Peringatan Semua Arwah Orang Beriman
2 November 2025
Yohanes 6:37-40
St. Yusuf, ayah angkat Yesus, dikenal sebagai teladan kudus bagi suami, ayah, dan pekerja. Namun, ia juga memiliki gelar yang jarang orang tahu: santo pelindung bagi kematian yang bahagia. Namun, apa artinya gelar ini? Bagaimana kematian, yang seringkali dipenuhi dengan ketakutan dan kesedihan, bisa dianggap bahagia?

Untuk memahaminya, kita harus terlebih dahulu mengajukan pertanyaan yang lebih mendasar: Apa yang dimaksud dengan kematian yang bahagia? Apakah itu berarti dikelilingi oleh keluarga saat ajal menjemput di usia tua, dan bebas dari rasa sakit? Atau saat kita mati, kita menerima ibadat kematian yang indah di pemakaman yang terawat dengan baik? Sejatinya, kebahagiaan dan kematian tampaknya merupakan dua konsep yang tak dapat dipertemukan. Kita secara alami diciptakan untuk hidup; kita secara naluriah menolak rasa sakit dan penderitaan yang mengingatkan kita pada kematian. Jadi, bagaimana kita bisa menemukan kebahagiaan dalam kematian, sebuah peristiwa yang ditolak oleh seluruh keberadaan kita? Mencari kematian yang bahagia terasa seperti hal yang mustahil.

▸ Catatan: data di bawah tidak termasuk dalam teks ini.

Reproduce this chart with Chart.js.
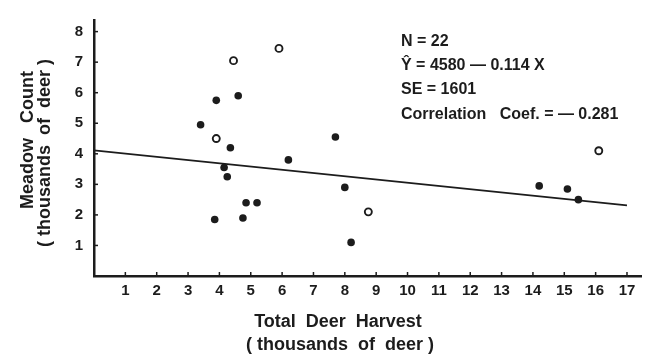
<!DOCTYPE html>
<html>
<head>
<meta charset="utf-8">
<script src="https://cdn.jsdelivr.net/npm/chart.js@4.4.1/dist/chart.umd.min.js"></script>
<style>
  html, body { margin: 0; background: #fff; }
  #caixa { width: 647px; height: 356px; }
</style>
</head>
<body>
<div id="caixa"><canvas id="grafico"></canvas></div>
<script>
// Dados (milhares de cervos)
const abateCheio = [3.4, 3.9, 4.6, 4.35, 4.15, 4.25, 6.2, 4.85, 5.2, 3.85, 4.75, 7.7, 8.0, 8.2, 14.2, 15.1, 15.45];
const contagemCheio = [4.95, 5.75, 5.9, 4.2, 3.55, 3.25, 3.8, 2.4, 2.4, 1.85, 1.9, 4.55, 2.9, 1.1, 2.95, 2.85, 2.5];
const abateVazio = [4.45, 5.9, 3.9, 8.75, 16.1];
const contagemVazio = [7.05, 7.45, 4.5, 2.1, 4.1];
const retaX = [0, 17];
const retaY = [4.11, 2.31];

const marcasX = [1, 2, 3, 4, 5, 6, 7, 8, 9, 10, 11, 12, 13, 14, 15, 16, 17];
const marcasY = [1, 2, 3, 4, 5, 6, 7, 8];

const tituloX = ['Total  Deer  Harvest', '( thousands  of  deer )'];
const tituloY = ['Meadow   Count', '( thousands  of  deer )'];
const estatisticas = ['N = 22', '\u0176 = 4580 \u2014 0.114 X', 'SE = 1601', 'Correlation   Coef. = \u2014 0.281'];

const fonte = "'Liberation Sans', Arial, sans-serif";
const tinta = '#1c1c1c';

const pares = (xs, ys) => xs.map((x, i) => ({ x, y: ys[i] }));

// marcas curtas para dentro da área do gráfico
const marcasInternas = {
  id: 'marcasInternas',
  afterDraw(chart) {
    const { ctx, scales: { x, y }, chartArea } = chart;
    ctx.save();
    ctx.strokeStyle = tinta;
    ctx.lineWidth = 1.5;
    marcasX.forEach(v => {
      const px = x.getPixelForValue(v);
      ctx.beginPath();
      ctx.moveTo(px, chartArea.bottom);
      ctx.lineTo(px, chartArea.bottom - 4);
      ctx.stroke();
    });
    marcasY.forEach(v => {
      const py = y.getPixelForValue(v);
      ctx.beginPath();
      ctx.moveTo(chartArea.left, py);
      ctx.lineTo(chartArea.left + 4, py);
      ctx.stroke();
    });
    ctx.restore();
  }
};

const textos = {
  id: 'textos',
  afterDraw(chart) {
    const c = chart.ctx;
    c.save();
    c.fillStyle = tinta;
    c.textBaseline = 'alphabetic';

    c.font = `bold 18px ${fonte}`;
    c.textAlign = 'center';
    c.fillText(tituloX[0], 338, 327);
    c.fillText(tituloX[1], 340, 350);

    c.save();
    c.translate(33, 140);
    c.rotate(-Math.PI / 2);
    c.fillText(tituloY[0], 0, 0);
    c.restore();
    c.save();
    c.translate(50, 153);
    c.rotate(-Math.PI / 2);
    c.fillText(tituloY[1], 0, 0);
    c.restore();

    c.font = `bold 16px ${fonte}`;
    c.textAlign = 'left';
    estatisticas.forEach((t, i) => c.fillText(t, 401, 46 + i * 24.2));
    c.restore();
  }
};

new Chart(document.getElementById('grafico'), {
  type: 'scatter',
  data: {
    datasets: [
      {
        label: 'cheio',
        data: pares(abateCheio, contagemCheio),
        backgroundColor: tinta,
        borderColor: tinta,
        pointRadius: 3.8,
        borderWidth: 0
      },
      {
        label: 'vazio',
        data: pares(abateVazio, contagemVazio),
        backgroundColor: '#fff',
        borderColor: tinta,
        pointRadius: 3.5,
        borderWidth: 1.9
      },
      {
        type: 'line',
        label: 'regressao',
        data: pares(retaX, retaY),
        borderColor: tinta,
        borderWidth: 1.8,
        pointRadius: 0,
        fill: false
      }
    ]
  },
  options: {
    responsive: true,
    maintainAspectRatio: false,
    animation: false,
    layout: { padding: { top: 13, right: 5, left: 0, bottom: 0 } },
    plugins: { legend: { display: false }, tooltip: { enabled: false } },
    scales: {
      x: {
        type: 'linear',
        min: 0,
        max: 17.45,
        afterBuildTicks: s => { s.ticks = marcasX.map(v => ({ value: v })); },
        afterFit: s => { s.height = 80; },
        grid: { display: false, drawTicks: false },
        border: { display: true, color: tinta, width: 2.5 },
        ticks: { color: tinta, font: { family: fonte, size: 15, weight: 'bold' }, padding: 6, maxRotation: 0, autoSkip: false }
      },
      y: {
        type: 'linear',
        min: 0,
        max: 8.38,
        afterBuildTicks: s => { s.ticks = marcasY.map(v => ({ value: v })); },
        afterFit: s => { s.width = 94; },
        grid: { display: false, drawTicks: false },
        border: { display: true, color: tinta, width: 2.5 },
        ticks: { color: tinta, font: { family: fonte, size: 15, weight: 'bold' }, padding: 11, autoSkip: false }
      }
    }
  },
  plugins: [marcasInternas, textos]
});
</script>
</body>
</html>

Di sinilah St. Yusuf datang untuk membantu kita. Hidupnya memberikan jawaban atas teka-teki mendalam ini. Tradisi Katolik mengajarkan bahwa pada saat kematiannya, Yusuf tidak sendirian. Ia berada dalam pelukan Yesus dan Maria. Kebersamaan suci ini pada akhir hidup Yusuf merupakan puncak dari kehidupan yang dijalani dalam persekutuan yang konstan dengan Allah. Kunci kematian yang bahagia adalah hidup yang dijalani bersama Allah.
Dalam iman Katolik, kematian adalah tindakan akhir dan menentukan dalam hidup, yang secara kekal mengukuhkan pilihan kita untuk atau melawan Allah. St. Yusuf mewakili teladan ideal: di ranjang kematiannya, ia berpaling kepada Yesus, anak angkatnya dan juga Tuhan yang maharahim, serta kepada Maria, istrinya dan juga Bunda Allah. Kematiannya bahagia karena Yesus yang ia peluk dengan napas terakhirnya adalah Yesus yang sama yang menyambutnya ke dalam kebahagiaan abadi surga.
Namun, St. Yusuf tidak hanya hanya mengajarkan tentang bagaimana menghadapi kematian, tetapi secara mendasar bagaimana kita hidup. Injil menggambarkannya sebagai “orang yang benar” (Mat 1:19). Seluruh hidupnya adalah “ya” yang setia kepada Allah. Sebuah pengabdian kepada kehendak Allah yang seringkali membawa Yusuf pada penderitaan. Ia menghadapi ketidakpastian, pengasingan, dan kesulitan demi keluarga yang dipercayakan kepadanya. Karena ia menghabiskan hidupnya mencari Tuhan dalam setiap keadaan, maka sangat alamiah baginya untuk mencari Yesus pada saat terakhirnya. Kematiannya yang baik adalah buah dari hidup yang setia.
Saat kita berdoa untuk orang-orang terkasih yang telah meninggal, Santo Yusuf memberikan kita harapan yang mendalam. Ia mengingatkan kita bahwa bagi mereka yang hidup dengan setia bersama Kristus, kematian tidak menghancurkan kehidupan tetapi menyempurnakannya. Kematian bukan akhir, tetapi gerbang menuju sukacita yang tak terpadamkan. Inilah kematian yang bahagia.
Santo Yusuf, pelindung kematian yang bahagia, doakanlah kami!
Rome
Valentinus Bayuhadi Ruseno, OP
Pertanyaan Panduan untuk Refleksi:
Apakah kita menumbuhkan kehidupan bersama Kristus yang mempersiapkan kita untuk menghadapi kematian dengan damai? Apakah kita melihat kematian sebagai akhir yang menakutkan, atau sebagai jalan menuju kehidupan abadi? Dalam pilihan-pilihan harian kita, apakah kita membangun kebiasaan untuk berpaling kepada Yesus, seperti yang dilakukan Yusuf? Apakah kita mencari perantaraan Santo Yusuf, memintanya untuk berdoa bagi kematian yang suci bagi diri kita sendiri dan bagi semua yang paling membutuhkannya?